** begin Extracted material **

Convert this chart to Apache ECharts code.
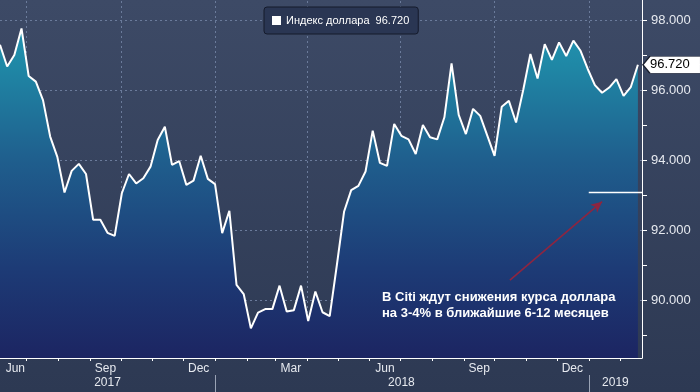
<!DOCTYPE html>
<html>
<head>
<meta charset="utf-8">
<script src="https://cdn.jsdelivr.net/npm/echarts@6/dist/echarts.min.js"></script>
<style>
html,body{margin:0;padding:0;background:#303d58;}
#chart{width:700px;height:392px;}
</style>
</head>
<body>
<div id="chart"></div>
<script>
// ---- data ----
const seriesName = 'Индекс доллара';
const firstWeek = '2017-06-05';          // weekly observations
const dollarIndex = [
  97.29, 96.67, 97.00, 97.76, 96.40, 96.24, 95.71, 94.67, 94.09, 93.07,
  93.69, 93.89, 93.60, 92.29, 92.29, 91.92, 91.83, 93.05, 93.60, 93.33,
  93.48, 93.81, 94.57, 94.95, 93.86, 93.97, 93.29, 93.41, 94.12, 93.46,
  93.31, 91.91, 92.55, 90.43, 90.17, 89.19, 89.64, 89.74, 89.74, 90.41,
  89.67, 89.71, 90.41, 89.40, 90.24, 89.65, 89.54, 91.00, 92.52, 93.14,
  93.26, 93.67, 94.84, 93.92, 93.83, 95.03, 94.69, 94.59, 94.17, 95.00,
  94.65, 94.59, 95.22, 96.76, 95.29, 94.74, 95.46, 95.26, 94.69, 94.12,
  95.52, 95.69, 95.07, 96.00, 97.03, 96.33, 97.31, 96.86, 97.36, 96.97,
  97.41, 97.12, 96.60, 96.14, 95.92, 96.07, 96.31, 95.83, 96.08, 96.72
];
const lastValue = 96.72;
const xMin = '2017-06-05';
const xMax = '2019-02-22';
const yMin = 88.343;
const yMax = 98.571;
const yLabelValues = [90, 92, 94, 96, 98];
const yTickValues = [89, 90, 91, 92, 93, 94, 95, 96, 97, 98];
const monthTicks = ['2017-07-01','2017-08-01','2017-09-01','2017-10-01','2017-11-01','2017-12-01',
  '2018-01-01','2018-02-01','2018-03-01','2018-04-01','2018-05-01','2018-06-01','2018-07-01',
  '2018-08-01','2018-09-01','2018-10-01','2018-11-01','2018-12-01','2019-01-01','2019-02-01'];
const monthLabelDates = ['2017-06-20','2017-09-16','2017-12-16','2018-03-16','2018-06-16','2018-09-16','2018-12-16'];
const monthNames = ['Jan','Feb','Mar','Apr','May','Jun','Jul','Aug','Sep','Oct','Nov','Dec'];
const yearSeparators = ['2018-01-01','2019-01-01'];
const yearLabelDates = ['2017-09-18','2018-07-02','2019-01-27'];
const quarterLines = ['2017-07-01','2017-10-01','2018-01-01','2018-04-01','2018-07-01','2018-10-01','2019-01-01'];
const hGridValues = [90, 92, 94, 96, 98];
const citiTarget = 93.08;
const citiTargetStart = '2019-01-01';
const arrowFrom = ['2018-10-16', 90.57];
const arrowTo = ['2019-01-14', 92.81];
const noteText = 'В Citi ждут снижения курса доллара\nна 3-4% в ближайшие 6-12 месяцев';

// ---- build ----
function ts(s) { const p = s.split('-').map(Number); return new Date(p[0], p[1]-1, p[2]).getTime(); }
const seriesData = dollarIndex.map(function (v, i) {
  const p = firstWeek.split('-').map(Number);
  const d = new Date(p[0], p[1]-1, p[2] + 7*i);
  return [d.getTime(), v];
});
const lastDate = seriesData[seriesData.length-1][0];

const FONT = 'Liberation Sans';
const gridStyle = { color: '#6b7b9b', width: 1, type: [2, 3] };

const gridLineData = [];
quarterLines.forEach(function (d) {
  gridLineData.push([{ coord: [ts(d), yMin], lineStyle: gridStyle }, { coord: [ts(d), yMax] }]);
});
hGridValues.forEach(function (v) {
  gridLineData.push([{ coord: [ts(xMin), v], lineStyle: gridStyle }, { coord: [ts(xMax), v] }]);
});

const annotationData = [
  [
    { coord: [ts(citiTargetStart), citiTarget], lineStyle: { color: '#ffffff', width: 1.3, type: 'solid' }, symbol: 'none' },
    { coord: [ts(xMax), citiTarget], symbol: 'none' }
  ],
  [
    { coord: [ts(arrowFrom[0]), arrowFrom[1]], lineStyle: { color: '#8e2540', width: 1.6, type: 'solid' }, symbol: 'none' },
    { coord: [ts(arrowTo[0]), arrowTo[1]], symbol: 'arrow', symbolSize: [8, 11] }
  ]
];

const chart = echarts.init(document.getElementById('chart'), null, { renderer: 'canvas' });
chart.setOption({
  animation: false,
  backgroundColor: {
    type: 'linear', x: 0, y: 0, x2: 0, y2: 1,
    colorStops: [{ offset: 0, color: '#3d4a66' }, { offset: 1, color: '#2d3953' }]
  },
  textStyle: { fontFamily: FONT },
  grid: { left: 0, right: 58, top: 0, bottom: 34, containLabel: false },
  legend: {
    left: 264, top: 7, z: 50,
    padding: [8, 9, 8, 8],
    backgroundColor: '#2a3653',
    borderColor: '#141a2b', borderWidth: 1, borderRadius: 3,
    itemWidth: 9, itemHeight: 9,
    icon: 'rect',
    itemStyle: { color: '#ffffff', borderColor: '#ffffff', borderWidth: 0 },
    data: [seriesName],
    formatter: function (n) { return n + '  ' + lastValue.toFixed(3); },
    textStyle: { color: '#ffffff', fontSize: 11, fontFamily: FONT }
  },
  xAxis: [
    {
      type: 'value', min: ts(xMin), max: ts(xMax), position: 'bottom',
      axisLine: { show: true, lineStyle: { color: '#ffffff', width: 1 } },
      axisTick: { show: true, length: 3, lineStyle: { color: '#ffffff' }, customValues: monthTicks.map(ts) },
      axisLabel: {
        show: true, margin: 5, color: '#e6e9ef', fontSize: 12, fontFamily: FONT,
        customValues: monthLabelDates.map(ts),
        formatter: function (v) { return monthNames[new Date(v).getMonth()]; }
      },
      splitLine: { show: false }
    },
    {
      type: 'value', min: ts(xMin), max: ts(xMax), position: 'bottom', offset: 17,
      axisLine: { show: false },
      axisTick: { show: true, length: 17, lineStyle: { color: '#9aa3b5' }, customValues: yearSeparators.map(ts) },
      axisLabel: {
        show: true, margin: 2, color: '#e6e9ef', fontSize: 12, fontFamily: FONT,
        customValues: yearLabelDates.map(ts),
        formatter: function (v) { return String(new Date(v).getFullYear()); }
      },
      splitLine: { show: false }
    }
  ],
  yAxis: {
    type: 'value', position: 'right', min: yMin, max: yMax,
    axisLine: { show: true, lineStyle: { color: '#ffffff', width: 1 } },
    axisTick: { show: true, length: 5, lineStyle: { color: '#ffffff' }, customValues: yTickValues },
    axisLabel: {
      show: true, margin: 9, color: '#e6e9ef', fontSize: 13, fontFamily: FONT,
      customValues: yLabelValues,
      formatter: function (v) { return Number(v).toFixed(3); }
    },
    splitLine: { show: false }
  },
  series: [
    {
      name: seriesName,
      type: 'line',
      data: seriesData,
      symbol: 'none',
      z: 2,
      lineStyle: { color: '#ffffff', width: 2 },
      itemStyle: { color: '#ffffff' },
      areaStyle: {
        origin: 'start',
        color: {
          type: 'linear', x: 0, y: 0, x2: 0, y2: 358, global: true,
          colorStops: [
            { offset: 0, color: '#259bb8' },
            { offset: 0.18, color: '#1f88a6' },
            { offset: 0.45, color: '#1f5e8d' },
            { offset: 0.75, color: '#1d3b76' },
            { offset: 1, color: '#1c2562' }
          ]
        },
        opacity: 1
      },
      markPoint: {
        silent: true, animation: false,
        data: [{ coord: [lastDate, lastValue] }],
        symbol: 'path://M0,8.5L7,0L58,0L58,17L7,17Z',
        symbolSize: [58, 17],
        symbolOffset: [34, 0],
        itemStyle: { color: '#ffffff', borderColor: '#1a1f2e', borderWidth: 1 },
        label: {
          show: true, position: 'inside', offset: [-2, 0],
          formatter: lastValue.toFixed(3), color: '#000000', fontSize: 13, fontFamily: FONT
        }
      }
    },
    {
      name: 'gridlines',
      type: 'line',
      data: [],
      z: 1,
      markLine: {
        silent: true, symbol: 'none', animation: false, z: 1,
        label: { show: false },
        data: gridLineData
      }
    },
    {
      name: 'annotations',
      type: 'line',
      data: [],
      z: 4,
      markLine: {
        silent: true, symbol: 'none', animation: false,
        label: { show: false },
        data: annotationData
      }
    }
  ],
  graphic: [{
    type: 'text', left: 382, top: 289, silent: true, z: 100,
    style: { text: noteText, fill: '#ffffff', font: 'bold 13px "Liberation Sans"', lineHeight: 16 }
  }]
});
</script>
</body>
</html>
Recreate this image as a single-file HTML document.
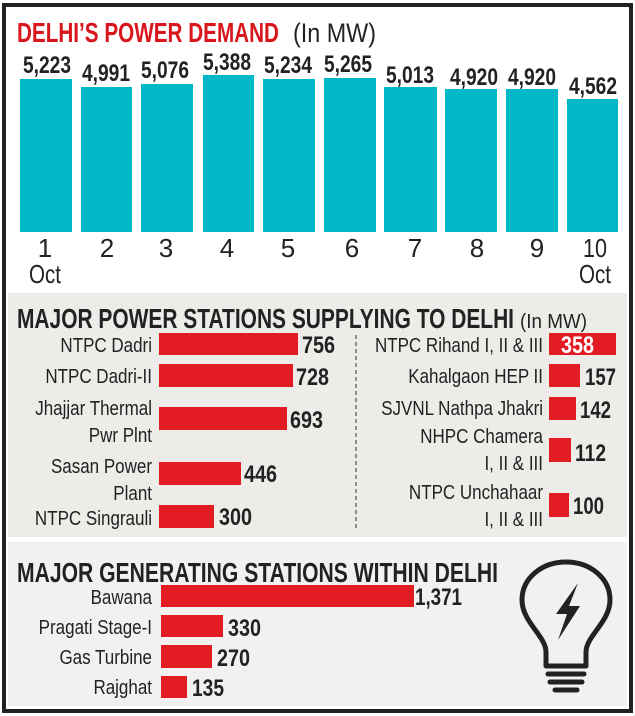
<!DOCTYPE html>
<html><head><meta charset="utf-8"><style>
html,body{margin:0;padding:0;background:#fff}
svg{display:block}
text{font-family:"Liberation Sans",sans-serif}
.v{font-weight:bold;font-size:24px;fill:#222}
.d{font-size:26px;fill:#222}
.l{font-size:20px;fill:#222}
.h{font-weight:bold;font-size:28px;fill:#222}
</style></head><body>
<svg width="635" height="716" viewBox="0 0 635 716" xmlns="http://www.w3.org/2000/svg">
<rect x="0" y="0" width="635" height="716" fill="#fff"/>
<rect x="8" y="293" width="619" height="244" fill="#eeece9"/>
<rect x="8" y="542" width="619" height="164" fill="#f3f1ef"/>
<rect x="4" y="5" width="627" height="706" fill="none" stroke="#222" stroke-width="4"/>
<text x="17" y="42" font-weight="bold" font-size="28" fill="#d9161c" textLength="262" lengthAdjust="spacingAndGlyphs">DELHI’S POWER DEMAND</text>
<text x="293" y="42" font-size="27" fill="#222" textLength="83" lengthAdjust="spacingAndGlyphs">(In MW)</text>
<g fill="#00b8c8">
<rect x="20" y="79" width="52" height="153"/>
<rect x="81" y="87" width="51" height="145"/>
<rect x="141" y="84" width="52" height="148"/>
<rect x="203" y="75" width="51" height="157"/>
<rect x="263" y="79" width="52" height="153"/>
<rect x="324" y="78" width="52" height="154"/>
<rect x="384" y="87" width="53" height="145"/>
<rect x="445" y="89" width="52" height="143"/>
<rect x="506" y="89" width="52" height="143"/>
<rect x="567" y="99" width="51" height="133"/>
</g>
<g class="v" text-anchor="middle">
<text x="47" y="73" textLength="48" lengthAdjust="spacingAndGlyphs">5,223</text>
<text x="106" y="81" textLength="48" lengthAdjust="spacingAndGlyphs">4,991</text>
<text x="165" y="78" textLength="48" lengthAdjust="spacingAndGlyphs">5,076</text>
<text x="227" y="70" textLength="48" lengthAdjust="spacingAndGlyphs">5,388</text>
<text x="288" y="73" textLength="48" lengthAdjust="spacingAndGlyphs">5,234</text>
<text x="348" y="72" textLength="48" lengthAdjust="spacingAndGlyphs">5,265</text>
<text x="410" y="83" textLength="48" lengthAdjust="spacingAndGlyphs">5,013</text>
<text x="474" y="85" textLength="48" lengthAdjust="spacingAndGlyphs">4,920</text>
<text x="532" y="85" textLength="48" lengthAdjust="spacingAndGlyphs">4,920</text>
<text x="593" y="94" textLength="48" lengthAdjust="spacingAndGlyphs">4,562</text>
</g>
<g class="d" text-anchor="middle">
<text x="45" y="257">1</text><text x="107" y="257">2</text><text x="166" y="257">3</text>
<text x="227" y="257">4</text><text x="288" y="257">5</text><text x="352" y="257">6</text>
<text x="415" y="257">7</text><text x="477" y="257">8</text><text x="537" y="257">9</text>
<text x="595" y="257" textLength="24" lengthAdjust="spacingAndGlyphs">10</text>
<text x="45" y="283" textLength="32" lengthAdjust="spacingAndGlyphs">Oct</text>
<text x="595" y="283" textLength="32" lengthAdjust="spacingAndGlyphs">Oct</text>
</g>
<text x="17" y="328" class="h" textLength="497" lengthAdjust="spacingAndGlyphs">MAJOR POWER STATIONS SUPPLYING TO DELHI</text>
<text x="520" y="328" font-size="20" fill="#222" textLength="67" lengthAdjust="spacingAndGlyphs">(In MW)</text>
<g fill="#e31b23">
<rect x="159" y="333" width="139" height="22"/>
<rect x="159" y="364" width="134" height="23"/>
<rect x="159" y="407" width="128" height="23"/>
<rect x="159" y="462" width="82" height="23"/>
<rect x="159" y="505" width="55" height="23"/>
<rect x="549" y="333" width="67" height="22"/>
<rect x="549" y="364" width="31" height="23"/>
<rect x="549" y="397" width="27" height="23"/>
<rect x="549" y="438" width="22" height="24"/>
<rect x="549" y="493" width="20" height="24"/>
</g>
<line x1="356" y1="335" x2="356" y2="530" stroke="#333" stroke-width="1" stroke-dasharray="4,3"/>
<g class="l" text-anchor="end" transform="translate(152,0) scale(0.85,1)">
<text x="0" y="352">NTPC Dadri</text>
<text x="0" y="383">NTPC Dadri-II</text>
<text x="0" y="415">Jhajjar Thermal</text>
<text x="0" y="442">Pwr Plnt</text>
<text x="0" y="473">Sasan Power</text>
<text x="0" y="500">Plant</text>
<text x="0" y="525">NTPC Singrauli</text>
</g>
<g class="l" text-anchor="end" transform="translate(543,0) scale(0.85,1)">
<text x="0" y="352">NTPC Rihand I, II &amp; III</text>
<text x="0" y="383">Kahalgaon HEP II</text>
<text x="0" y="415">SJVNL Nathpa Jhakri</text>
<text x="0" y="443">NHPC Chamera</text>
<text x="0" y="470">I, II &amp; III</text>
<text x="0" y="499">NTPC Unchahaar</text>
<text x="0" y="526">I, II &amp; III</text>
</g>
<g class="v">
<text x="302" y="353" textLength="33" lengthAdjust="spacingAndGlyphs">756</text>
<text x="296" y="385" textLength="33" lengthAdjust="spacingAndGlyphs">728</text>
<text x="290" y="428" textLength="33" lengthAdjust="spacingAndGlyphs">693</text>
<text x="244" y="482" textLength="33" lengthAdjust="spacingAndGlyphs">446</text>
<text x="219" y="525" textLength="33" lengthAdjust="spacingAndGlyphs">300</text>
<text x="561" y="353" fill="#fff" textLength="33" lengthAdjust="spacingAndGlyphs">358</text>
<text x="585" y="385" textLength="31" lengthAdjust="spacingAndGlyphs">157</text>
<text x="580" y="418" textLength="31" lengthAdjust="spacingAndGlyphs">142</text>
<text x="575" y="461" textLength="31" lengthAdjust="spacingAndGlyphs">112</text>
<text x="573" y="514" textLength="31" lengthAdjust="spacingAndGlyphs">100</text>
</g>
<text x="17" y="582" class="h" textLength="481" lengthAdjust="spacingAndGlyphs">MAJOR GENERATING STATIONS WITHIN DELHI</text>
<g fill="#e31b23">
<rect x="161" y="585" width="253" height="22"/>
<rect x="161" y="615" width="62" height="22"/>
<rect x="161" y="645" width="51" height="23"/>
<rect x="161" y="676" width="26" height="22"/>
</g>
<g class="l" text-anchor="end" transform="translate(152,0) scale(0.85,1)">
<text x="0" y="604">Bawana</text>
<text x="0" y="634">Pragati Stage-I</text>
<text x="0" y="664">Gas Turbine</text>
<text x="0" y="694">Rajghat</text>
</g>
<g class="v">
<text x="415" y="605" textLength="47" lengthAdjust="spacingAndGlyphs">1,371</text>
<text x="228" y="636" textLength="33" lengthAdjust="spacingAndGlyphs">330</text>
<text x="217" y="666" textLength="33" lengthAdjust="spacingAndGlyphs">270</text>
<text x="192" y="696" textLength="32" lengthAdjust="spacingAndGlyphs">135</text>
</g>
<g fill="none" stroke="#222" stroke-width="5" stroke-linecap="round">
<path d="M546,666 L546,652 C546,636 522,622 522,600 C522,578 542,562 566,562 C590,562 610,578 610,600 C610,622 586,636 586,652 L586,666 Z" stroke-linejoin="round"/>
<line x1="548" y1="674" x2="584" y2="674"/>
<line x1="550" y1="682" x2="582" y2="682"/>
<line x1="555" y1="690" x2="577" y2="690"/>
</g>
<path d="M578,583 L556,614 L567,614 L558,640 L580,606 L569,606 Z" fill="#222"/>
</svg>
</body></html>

** end Extracted material **

Instructions to follow = Check each line in the listing above for the string "document", then report how many lines contain it, with no other text.

Final answer = 2